(begin)

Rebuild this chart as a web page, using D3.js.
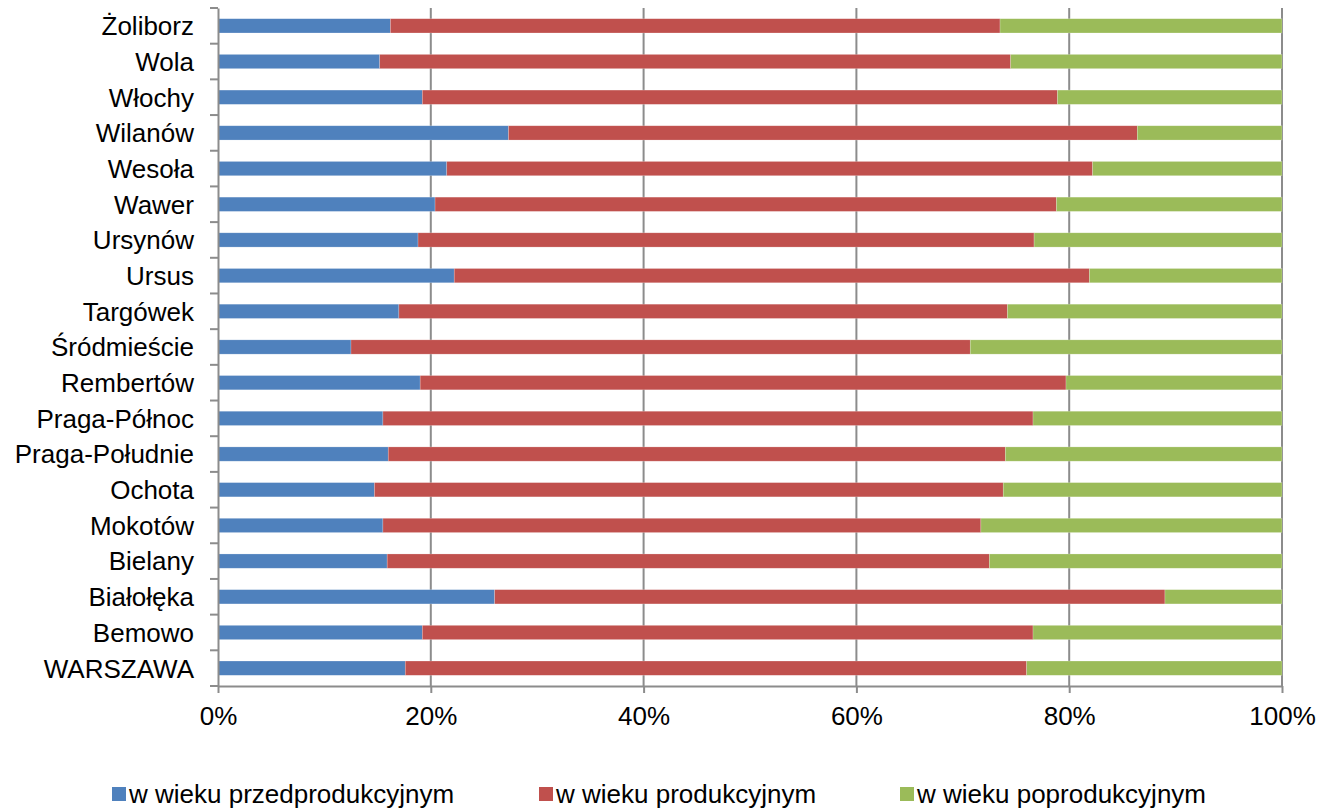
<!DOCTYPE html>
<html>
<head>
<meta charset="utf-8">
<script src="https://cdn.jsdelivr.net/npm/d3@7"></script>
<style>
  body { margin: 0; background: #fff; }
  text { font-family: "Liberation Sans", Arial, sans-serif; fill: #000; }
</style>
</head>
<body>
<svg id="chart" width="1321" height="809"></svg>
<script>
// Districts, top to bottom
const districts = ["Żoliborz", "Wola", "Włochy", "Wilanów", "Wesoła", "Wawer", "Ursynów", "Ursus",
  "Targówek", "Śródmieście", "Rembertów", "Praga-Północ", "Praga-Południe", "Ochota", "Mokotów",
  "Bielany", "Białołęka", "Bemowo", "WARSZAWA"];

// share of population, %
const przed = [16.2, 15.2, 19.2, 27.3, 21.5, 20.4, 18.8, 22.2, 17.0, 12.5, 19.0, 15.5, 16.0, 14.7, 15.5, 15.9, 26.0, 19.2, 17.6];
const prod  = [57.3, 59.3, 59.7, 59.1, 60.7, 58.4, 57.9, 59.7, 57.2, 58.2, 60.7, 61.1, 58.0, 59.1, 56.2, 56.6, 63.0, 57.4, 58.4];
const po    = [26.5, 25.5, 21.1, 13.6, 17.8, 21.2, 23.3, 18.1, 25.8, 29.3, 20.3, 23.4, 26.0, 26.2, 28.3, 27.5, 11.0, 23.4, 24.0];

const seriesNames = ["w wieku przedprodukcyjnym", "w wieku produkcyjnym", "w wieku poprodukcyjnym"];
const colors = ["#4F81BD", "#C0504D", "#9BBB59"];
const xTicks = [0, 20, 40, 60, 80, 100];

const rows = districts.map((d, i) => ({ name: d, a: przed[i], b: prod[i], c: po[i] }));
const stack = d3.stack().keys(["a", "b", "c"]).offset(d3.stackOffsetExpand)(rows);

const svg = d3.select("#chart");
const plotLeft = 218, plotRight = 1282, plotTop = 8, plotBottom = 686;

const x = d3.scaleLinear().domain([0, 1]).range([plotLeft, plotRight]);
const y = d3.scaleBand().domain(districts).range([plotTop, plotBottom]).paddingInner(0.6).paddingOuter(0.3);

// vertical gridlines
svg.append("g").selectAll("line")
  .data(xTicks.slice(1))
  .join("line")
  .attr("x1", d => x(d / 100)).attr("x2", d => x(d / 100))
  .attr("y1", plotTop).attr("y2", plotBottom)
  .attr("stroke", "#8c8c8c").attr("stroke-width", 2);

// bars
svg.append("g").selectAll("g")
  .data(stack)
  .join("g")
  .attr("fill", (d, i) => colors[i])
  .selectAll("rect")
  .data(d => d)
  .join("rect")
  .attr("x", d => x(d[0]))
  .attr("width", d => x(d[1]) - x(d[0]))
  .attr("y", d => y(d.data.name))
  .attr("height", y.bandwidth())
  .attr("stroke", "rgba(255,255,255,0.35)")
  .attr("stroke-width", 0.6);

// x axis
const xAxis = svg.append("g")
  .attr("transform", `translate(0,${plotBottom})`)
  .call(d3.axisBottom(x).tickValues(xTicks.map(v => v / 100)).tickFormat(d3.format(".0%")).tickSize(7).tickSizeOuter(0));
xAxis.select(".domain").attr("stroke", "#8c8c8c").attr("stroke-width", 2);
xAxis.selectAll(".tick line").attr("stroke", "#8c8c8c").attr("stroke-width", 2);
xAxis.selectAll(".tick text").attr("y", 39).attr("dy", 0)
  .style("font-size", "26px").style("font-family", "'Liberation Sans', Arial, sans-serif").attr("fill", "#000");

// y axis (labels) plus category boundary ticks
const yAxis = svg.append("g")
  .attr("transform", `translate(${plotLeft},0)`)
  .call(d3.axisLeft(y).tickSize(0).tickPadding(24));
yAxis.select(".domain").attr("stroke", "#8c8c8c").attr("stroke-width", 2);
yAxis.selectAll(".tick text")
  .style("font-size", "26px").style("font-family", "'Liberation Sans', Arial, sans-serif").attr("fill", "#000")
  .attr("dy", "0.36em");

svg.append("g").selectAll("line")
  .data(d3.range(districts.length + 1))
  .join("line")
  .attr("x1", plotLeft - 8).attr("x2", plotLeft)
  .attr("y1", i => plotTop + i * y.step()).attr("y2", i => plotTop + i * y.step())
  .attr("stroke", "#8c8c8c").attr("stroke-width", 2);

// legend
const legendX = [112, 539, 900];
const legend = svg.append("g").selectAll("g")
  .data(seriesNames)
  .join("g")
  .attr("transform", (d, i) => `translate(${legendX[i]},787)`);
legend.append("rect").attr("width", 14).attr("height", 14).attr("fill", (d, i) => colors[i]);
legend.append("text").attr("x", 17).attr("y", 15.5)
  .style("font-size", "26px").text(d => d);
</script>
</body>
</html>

(end)

* _Exercise_
Restate the entire listing word for word, excluding pictures.

* _Solution to this problem_
Rebuild this chart as a web page, using D3.js.
<!DOCTYPE html>
<html>
<head>
<meta charset="utf-8">
<script src="https://cdn.jsdelivr.net/npm/d3@7"></script>
<style>
  body { margin: 0; background: #fff; }
  text { font-family: "Liberation Sans", Arial, sans-serif; fill: #000; }
</style>
</head>
<body>
<svg id="chart" width="1321" height="809"></svg>
<script>
// Districts, top to bottom
const districts = ["Żoliborz", "Wola", "Włochy", "Wilanów", "Wesoła", "Wawer", "Ursynów", "Ursus",
  "Targówek", "Śródmieście", "Rembertów", "Praga-Północ", "Praga-Południe", "Ochota", "Mokotów",
  "Bielany", "Białołęka", "Bemowo", "WARSZAWA"];

// share of population, %
const przed = [16.2, 15.2, 19.2, 27.3, 21.5, 20.4, 18.8, 22.2, 17.0, 12.5, 19.0, 15.5, 16.0, 14.7, 15.5, 15.9, 26.0, 19.2, 17.6];
const prod  = [57.3, 59.3, 59.7, 59.1, 60.7, 58.4, 57.9, 59.7, 57.2, 58.2, 60.7, 61.1, 58.0, 59.1, 56.2, 56.6, 63.0, 57.4, 58.4];
const po    = [26.5, 25.5, 21.1, 13.6, 17.8, 21.2, 23.3, 18.1, 25.8, 29.3, 20.3, 23.4, 26.0, 26.2, 28.3, 27.5, 11.0, 23.4, 24.0];

const seriesNames = ["w wieku przedprodukcyjnym", "w wieku produkcyjnym", "w wieku poprodukcyjnym"];
const colors = ["#4F81BD", "#C0504D", "#9BBB59"];
const xTicks = [0, 20, 40, 60, 80, 100];

const rows = districts.map((d, i) => ({ name: d, a: przed[i], b: prod[i], c: po[i] }));
const stack = d3.stack().keys(["a", "b", "c"]).offset(d3.stackOffsetExpand)(rows);

const svg = d3.select("#chart");
const plotLeft = 218, plotRight = 1282, plotTop = 8, plotBottom = 686;

const x = d3.scaleLinear().domain([0, 1]).range([plotLeft, plotRight]);
const y = d3.scaleBand().domain(districts).range([plotTop, plotBottom]).paddingInner(0.6).paddingOuter(0.3);

// vertical gridlines
svg.append("g").selectAll("line")
  .data(xTicks.slice(1))
  .join("line")
  .attr("x1", d => x(d / 100)).attr("x2", d => x(d / 100))
  .attr("y1", plotTop).attr("y2", plotBottom)
  .attr("stroke", "#8c8c8c").attr("stroke-width", 2);

// bars
svg.append("g").selectAll("g")
  .data(stack)
  .join("g")
  .attr("fill", (d, i) => colors[i])
  .selectAll("rect")
  .data(d => d)
  .join("rect")
  .attr("x", d => x(d[0]))
  .attr("width", d => x(d[1]) - x(d[0]))
  .attr("y", d => y(d.data.name))
  .attr("height", y.bandwidth())
  .attr("stroke", "rgba(255,255,255,0.35)")
  .attr("stroke-width", 0.6);

// x axis
const xAxis = svg.append("g")
  .attr("transform", `translate(0,${plotBottom})`)
  .call(d3.axisBottom(x).tickValues(xTicks.map(v => v / 100)).tickFormat(d3.format(".0%")).tickSize(7).tickSizeOuter(0));
xAxis.select(".domain").attr("stroke", "#8c8c8c").attr("stroke-width", 2);
xAxis.selectAll(".tick line").attr("stroke", "#8c8c8c").attr("stroke-width", 2);
xAxis.selectAll(".tick text").attr("y", 39).attr("dy", 0)
  .style("font-size", "26px").style("font-family", "'Liberation Sans', Arial, sans-serif").attr("fill", "#000");

// y axis (labels) plus category boundary ticks
const yAxis = svg.append("g")
  .attr("transform", `translate(${plotLeft},0)`)
  .call(d3.axisLeft(y).tickSize(0).tickPadding(24));
yAxis.select(".domain").attr("stroke", "#8c8c8c").attr("stroke-width", 2);
yAxis.selectAll(".tick text")
  .style("font-size", "26px").style("font-family", "'Liberation Sans', Arial, sans-serif").attr("fill", "#000")
  .attr("dy", "0.36em");

svg.append("g").selectAll("line")
  .data(d3.range(districts.length + 1))
  .join("line")
  .attr("x1", plotLeft - 8).attr("x2", plotLeft)
  .attr("y1", i => plotTop + i * y.step()).attr("y2", i => plotTop + i * y.step())
  .attr("stroke", "#8c8c8c").attr("stroke-width", 2);

// legend
const legendX = [112, 539, 900];
const legend = svg.append("g").selectAll("g")
  .data(seriesNames)
  .join("g")
  .attr("transform", (d, i) => `translate(${legendX[i]},787)`);
legend.append("rect").attr("width", 14).attr("height", 14).attr("fill", (d, i) => colors[i]);
legend.append("text").attr("x", 17).attr("y", 15.5)
  .style("font-size", "26px").text(d => d);
</script>
</body>
</html>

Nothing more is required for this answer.